• **Task brief**
Write out the material exactly, without any of its pictures.

• **Dataset extract**
-=-=-

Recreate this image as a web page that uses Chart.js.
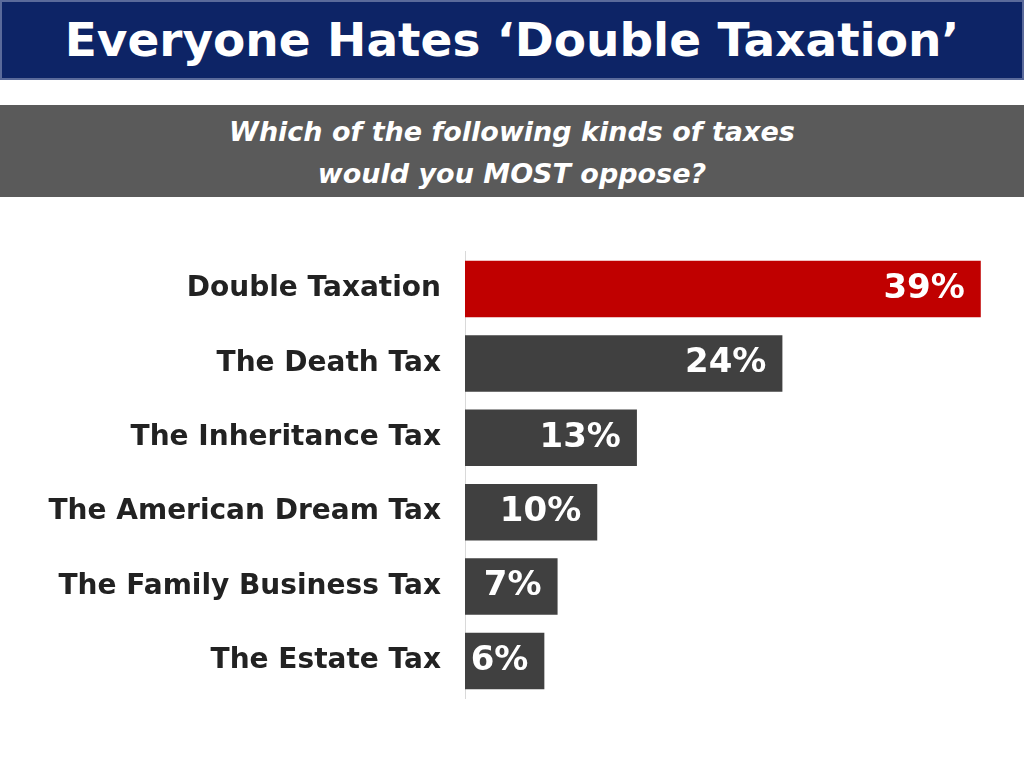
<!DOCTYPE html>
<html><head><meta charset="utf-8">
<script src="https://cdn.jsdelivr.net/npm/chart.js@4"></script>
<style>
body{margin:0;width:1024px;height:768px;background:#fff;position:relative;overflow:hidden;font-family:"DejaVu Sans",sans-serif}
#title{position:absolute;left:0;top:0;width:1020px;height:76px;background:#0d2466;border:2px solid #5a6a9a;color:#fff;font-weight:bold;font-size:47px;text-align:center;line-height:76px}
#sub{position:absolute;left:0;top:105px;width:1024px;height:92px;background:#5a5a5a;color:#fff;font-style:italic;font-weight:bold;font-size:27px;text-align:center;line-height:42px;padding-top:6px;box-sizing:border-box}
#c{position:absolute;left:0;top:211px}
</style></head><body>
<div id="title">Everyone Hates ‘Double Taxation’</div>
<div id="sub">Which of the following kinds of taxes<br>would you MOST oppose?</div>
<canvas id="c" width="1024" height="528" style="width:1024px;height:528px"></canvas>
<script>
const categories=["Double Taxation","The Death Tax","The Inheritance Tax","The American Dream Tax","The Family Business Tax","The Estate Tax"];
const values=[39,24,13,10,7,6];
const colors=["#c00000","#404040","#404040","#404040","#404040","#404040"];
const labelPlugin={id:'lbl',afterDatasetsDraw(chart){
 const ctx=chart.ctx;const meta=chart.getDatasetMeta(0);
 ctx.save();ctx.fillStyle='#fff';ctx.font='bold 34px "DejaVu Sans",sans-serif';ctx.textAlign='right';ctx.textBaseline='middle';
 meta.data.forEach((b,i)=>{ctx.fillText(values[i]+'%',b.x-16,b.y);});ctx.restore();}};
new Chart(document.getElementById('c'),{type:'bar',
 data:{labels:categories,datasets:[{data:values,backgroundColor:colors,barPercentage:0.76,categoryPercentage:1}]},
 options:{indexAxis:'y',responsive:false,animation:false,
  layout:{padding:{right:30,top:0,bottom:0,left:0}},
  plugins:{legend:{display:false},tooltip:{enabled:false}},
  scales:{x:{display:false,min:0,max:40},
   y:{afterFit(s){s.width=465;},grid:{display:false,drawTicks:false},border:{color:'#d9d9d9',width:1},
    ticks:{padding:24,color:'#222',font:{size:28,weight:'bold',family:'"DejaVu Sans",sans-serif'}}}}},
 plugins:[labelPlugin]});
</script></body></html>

-=-=-

• **Result for this exercise**
Recreate this image as a web page that uses Chart.js.
<!DOCTYPE html>
<html><head><meta charset="utf-8">
<script src="https://cdn.jsdelivr.net/npm/chart.js@4"></script>
<style>
body{margin:0;width:1024px;height:768px;background:#fff;position:relative;overflow:hidden;font-family:"DejaVu Sans",sans-serif}
#title{position:absolute;left:0;top:0;width:1020px;height:76px;background:#0d2466;border:2px solid #5a6a9a;color:#fff;font-weight:bold;font-size:47px;text-align:center;line-height:76px}
#sub{position:absolute;left:0;top:105px;width:1024px;height:92px;background:#5a5a5a;color:#fff;font-style:italic;font-weight:bold;font-size:27px;text-align:center;line-height:42px;padding-top:6px;box-sizing:border-box}
#c{position:absolute;left:0;top:211px}
</style></head><body>
<div id="title">Everyone Hates ‘Double Taxation’</div>
<div id="sub">Which of the following kinds of taxes<br>would you MOST oppose?</div>
<canvas id="c" width="1024" height="528" style="width:1024px;height:528px"></canvas>
<script>
const categories=["Double Taxation","The Death Tax","The Inheritance Tax","The American Dream Tax","The Family Business Tax","The Estate Tax"];
const values=[39,24,13,10,7,6];
const colors=["#c00000","#404040","#404040","#404040","#404040","#404040"];
const labelPlugin={id:'lbl',afterDatasetsDraw(chart){
 const ctx=chart.ctx;const meta=chart.getDatasetMeta(0);
 ctx.save();ctx.fillStyle='#fff';ctx.font='bold 34px "DejaVu Sans",sans-serif';ctx.textAlign='right';ctx.textBaseline='middle';
 meta.data.forEach((b,i)=>{ctx.fillText(values[i]+'%',b.x-16,b.y);});ctx.restore();}};
new Chart(document.getElementById('c'),{type:'bar',
 data:{labels:categories,datasets:[{data:values,backgroundColor:colors,barPercentage:0.76,categoryPercentage:1}]},
 options:{indexAxis:'y',responsive:false,animation:false,
  layout:{padding:{right:30,top:0,bottom:0,left:0}},
  plugins:{legend:{display:false},tooltip:{enabled:false}},
  scales:{x:{display:false,min:0,max:40},
   y:{afterFit(s){s.width=465;},grid:{display:false,drawTicks:false},border:{color:'#d9d9d9',width:1},
    ticks:{padding:24,color:'#222',font:{size:28,weight:'bold',family:'"DejaVu Sans",sans-serif'}}}}},
 plugins:[labelPlugin]});
</script></body></html>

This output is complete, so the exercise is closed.